• _WHAT YOU WILL DO_
Omit the pictures, then write out every entry exactly as it reads.

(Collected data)
================
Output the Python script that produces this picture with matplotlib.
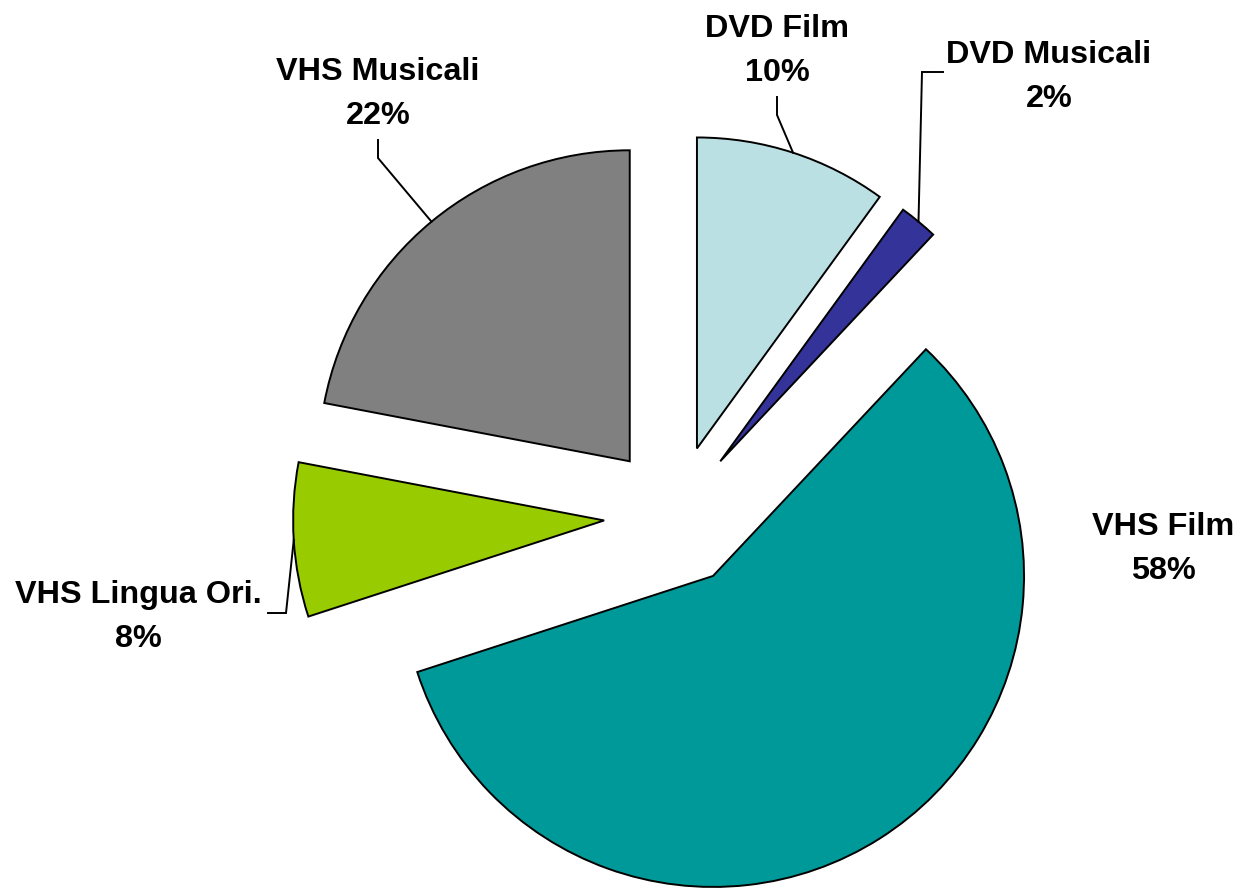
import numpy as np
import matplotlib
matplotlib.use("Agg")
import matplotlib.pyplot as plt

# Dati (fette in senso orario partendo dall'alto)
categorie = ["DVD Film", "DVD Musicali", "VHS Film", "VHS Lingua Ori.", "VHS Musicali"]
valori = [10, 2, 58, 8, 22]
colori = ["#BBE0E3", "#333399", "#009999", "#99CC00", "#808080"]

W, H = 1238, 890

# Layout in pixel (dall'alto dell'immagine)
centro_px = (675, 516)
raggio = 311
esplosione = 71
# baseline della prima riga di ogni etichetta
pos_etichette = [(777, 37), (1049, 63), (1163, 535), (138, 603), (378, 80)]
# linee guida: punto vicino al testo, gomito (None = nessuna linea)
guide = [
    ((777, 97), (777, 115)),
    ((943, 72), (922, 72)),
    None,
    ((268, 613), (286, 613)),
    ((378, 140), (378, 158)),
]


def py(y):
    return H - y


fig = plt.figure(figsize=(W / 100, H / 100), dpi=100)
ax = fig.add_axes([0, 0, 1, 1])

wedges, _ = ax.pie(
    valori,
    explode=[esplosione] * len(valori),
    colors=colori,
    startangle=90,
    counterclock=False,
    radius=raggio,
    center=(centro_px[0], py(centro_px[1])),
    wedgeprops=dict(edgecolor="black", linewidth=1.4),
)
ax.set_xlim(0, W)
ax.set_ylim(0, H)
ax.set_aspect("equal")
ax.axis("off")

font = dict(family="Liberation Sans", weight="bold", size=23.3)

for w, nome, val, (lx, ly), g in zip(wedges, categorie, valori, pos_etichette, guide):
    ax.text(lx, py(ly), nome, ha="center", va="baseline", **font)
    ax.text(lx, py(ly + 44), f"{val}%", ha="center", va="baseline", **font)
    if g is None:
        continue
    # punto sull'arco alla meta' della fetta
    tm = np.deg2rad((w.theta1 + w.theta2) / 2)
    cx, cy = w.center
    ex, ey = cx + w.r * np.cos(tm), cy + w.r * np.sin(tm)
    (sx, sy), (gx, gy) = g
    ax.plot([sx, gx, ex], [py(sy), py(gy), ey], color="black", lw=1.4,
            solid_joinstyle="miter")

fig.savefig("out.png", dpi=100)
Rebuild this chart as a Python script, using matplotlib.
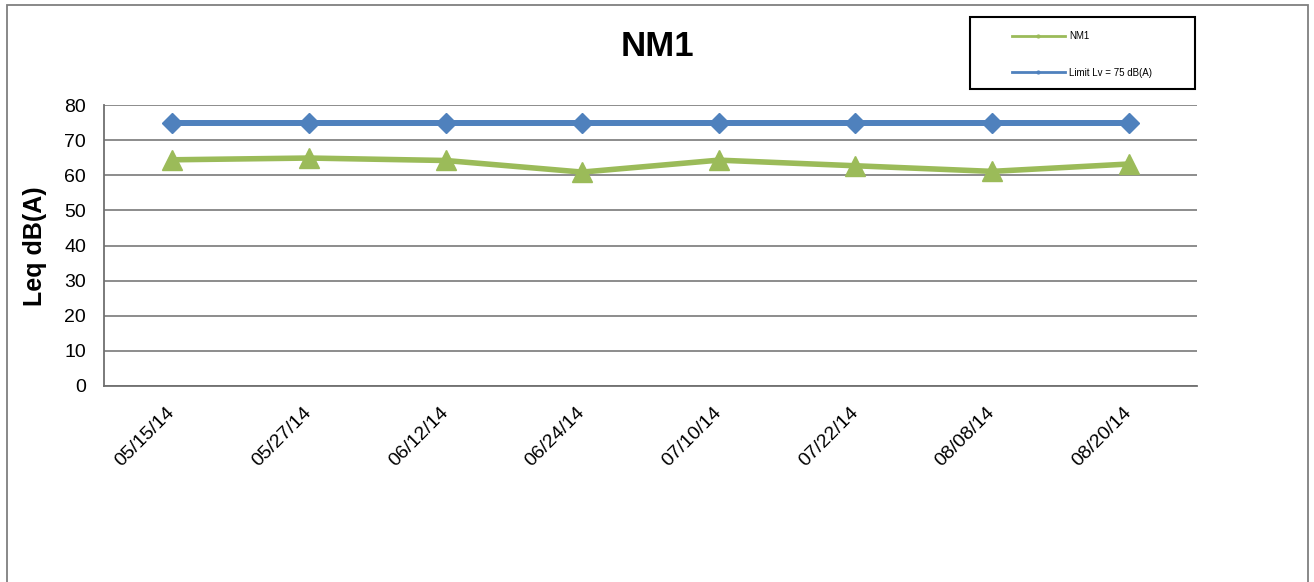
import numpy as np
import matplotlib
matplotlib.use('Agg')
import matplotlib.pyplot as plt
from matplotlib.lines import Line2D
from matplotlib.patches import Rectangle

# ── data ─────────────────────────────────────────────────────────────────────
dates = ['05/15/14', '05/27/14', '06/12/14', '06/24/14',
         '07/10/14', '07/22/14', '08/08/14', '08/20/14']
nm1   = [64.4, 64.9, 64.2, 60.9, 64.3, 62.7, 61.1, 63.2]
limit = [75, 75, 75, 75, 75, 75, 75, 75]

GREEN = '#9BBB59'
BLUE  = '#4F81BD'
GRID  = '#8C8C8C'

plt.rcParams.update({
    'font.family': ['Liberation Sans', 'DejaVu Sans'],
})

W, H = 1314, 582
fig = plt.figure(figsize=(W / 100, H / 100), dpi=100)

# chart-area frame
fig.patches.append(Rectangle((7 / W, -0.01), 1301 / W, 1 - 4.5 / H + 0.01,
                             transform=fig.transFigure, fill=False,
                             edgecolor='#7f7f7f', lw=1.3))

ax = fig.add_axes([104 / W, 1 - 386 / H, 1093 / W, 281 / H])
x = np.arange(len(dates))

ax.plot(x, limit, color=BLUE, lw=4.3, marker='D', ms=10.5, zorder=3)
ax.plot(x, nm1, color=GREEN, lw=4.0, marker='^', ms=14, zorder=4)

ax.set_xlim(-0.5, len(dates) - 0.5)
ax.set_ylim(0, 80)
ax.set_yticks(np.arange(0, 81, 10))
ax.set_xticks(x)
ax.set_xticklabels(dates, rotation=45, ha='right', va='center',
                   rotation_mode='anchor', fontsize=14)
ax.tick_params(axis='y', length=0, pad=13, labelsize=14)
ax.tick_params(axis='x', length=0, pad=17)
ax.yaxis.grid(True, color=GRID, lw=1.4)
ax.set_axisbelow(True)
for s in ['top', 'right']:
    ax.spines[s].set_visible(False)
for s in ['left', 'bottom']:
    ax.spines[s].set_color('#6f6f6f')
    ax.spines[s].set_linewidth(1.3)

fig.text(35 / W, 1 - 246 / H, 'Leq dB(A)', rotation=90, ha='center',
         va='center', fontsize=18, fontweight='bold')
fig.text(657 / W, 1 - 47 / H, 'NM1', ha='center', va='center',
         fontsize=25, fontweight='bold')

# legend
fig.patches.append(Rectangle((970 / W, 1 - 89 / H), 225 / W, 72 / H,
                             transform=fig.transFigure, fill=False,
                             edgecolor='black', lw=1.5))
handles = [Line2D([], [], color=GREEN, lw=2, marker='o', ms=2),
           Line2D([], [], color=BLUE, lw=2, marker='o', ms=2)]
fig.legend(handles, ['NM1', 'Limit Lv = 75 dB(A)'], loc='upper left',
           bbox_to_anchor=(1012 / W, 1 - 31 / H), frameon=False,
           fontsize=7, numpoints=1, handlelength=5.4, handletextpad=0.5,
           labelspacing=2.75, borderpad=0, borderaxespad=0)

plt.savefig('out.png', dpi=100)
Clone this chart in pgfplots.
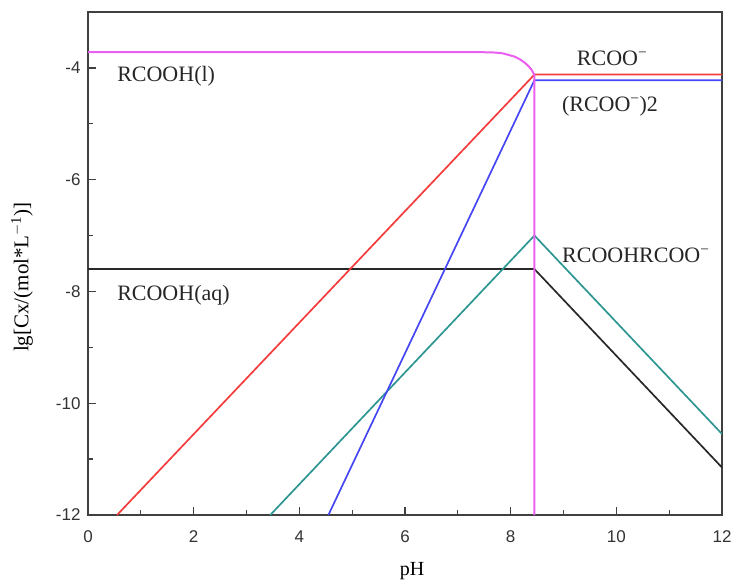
================
• _SOLVED PROBLEM_
Output the Python script that produces this picture with matplotlib.
import numpy as np
import matplotlib
matplotlib.use("Agg")
import matplotlib.pyplot as plt

# Dati (fette in senso orario partendo dall'alto)
categorie = ["DVD Film", "DVD Musicali", "VHS Film", "VHS Lingua Ori.", "VHS Musicali"]
valori = [10, 2, 58, 8, 22]
colori = ["#BBE0E3", "#333399", "#009999", "#99CC00", "#808080"]

W, H = 1238, 890

# Layout in pixel (dall'alto dell'immagine)
centro_px = (675, 516)
raggio = 311
esplosione = 71
# baseline della prima riga di ogni etichetta
pos_etichette = [(777, 37), (1049, 63), (1163, 535), (138, 603), (378, 80)]
# linee guida: punto vicino al testo, gomito (None = nessuna linea)
guide = [
    ((777, 97), (777, 115)),
    ((943, 72), (922, 72)),
    None,
    ((268, 613), (286, 613)),
    ((378, 140), (378, 158)),
]


def py(y):
    return H - y


fig = plt.figure(figsize=(W / 100, H / 100), dpi=100)
ax = fig.add_axes([0, 0, 1, 1])

wedges, _ = ax.pie(
    valori,
    explode=[esplosione] * len(valori),
    colors=colori,
    startangle=90,
    counterclock=False,
    radius=raggio,
    center=(centro_px[0], py(centro_px[1])),
    wedgeprops=dict(edgecolor="black", linewidth=1.4),
)
ax.set_xlim(0, W)
ax.set_ylim(0, H)
ax.set_aspect("equal")
ax.axis("off")

font = dict(family="Liberation Sans", weight="bold", size=23.3)

for w, nome, val, (lx, ly), g in zip(wedges, categorie, valori, pos_etichette, guide):
    ax.text(lx, py(ly), nome, ha="center", va="baseline", **font)
    ax.text(lx, py(ly + 44), f"{val}%", ha="center", va="baseline", **font)
    if g is None:
        continue
    # punto sull'arco alla meta' della fetta
    tm = np.deg2rad((w.theta1 + w.theta2) / 2)
    cx, cy = w.center
    ex, ey = cx + w.r * np.cos(tm), cy + w.r * np.sin(tm)
    (sx, sy), (gx, gy) = g
    ax.plot([sx, gx, ex], [py(sy), py(gy), ey], color="black", lw=1.4,
            solid_joinstyle="miter")

fig.savefig("out.png", dpi=100)
Rebuild this chart as a Python script, using matplotlib.
import numpy as np
import matplotlib
matplotlib.use('Agg')
import matplotlib.pyplot as plt
from matplotlib.lines import Line2D
from matplotlib.patches import Rectangle

# ── data ─────────────────────────────────────────────────────────────────────
dates = ['05/15/14', '05/27/14', '06/12/14', '06/24/14',
         '07/10/14', '07/22/14', '08/08/14', '08/20/14']
nm1   = [64.4, 64.9, 64.2, 60.9, 64.3, 62.7, 61.1, 63.2]
limit = [75, 75, 75, 75, 75, 75, 75, 75]

GREEN = '#9BBB59'
BLUE  = '#4F81BD'
GRID  = '#8C8C8C'

plt.rcParams.update({
    'font.family': ['Liberation Sans', 'DejaVu Sans'],
})

W, H = 1314, 582
fig = plt.figure(figsize=(W / 100, H / 100), dpi=100)

# chart-area frame
fig.patches.append(Rectangle((7 / W, -0.01), 1301 / W, 1 - 4.5 / H + 0.01,
                             transform=fig.transFigure, fill=False,
                             edgecolor='#7f7f7f', lw=1.3))

ax = fig.add_axes([104 / W, 1 - 386 / H, 1093 / W, 281 / H])
x = np.arange(len(dates))

ax.plot(x, limit, color=BLUE, lw=4.3, marker='D', ms=10.5, zorder=3)
ax.plot(x, nm1, color=GREEN, lw=4.0, marker='^', ms=14, zorder=4)

ax.set_xlim(-0.5, len(dates) - 0.5)
ax.set_ylim(0, 80)
ax.set_yticks(np.arange(0, 81, 10))
ax.set_xticks(x)
ax.set_xticklabels(dates, rotation=45, ha='right', va='center',
                   rotation_mode='anchor', fontsize=14)
ax.tick_params(axis='y', length=0, pad=13, labelsize=14)
ax.tick_params(axis='x', length=0, pad=17)
ax.yaxis.grid(True, color=GRID, lw=1.4)
ax.set_axisbelow(True)
for s in ['top', 'right']:
    ax.spines[s].set_visible(False)
for s in ['left', 'bottom']:
    ax.spines[s].set_color('#6f6f6f')
    ax.spines[s].set_linewidth(1.3)

fig.text(35 / W, 1 - 246 / H, 'Leq dB(A)', rotation=90, ha='center',
         va='center', fontsize=18, fontweight='bold')
fig.text(657 / W, 1 - 47 / H, 'NM1', ha='center', va='center',
         fontsize=25, fontweight='bold')

# legend
fig.patches.append(Rectangle((970 / W, 1 - 89 / H), 225 / W, 72 / H,
                             transform=fig.transFigure, fill=False,
                             edgecolor='black', lw=1.5))
handles = [Line2D([], [], color=GREEN, lw=2, marker='o', ms=2),
           Line2D([], [], color=BLUE, lw=2, marker='o', ms=2)]
fig.legend(handles, ['NM1', 'Limit Lv = 75 dB(A)'], loc='upper left',
           bbox_to_anchor=(1012 / W, 1 - 31 / H), frameon=False,
           fontsize=7, numpoints=1, handlelength=5.4, handletextpad=0.5,
           labelspacing=2.75, borderpad=0, borderaxespad=0)

plt.savefig('out.png', dpi=100)
Clone this chart in pgfplots.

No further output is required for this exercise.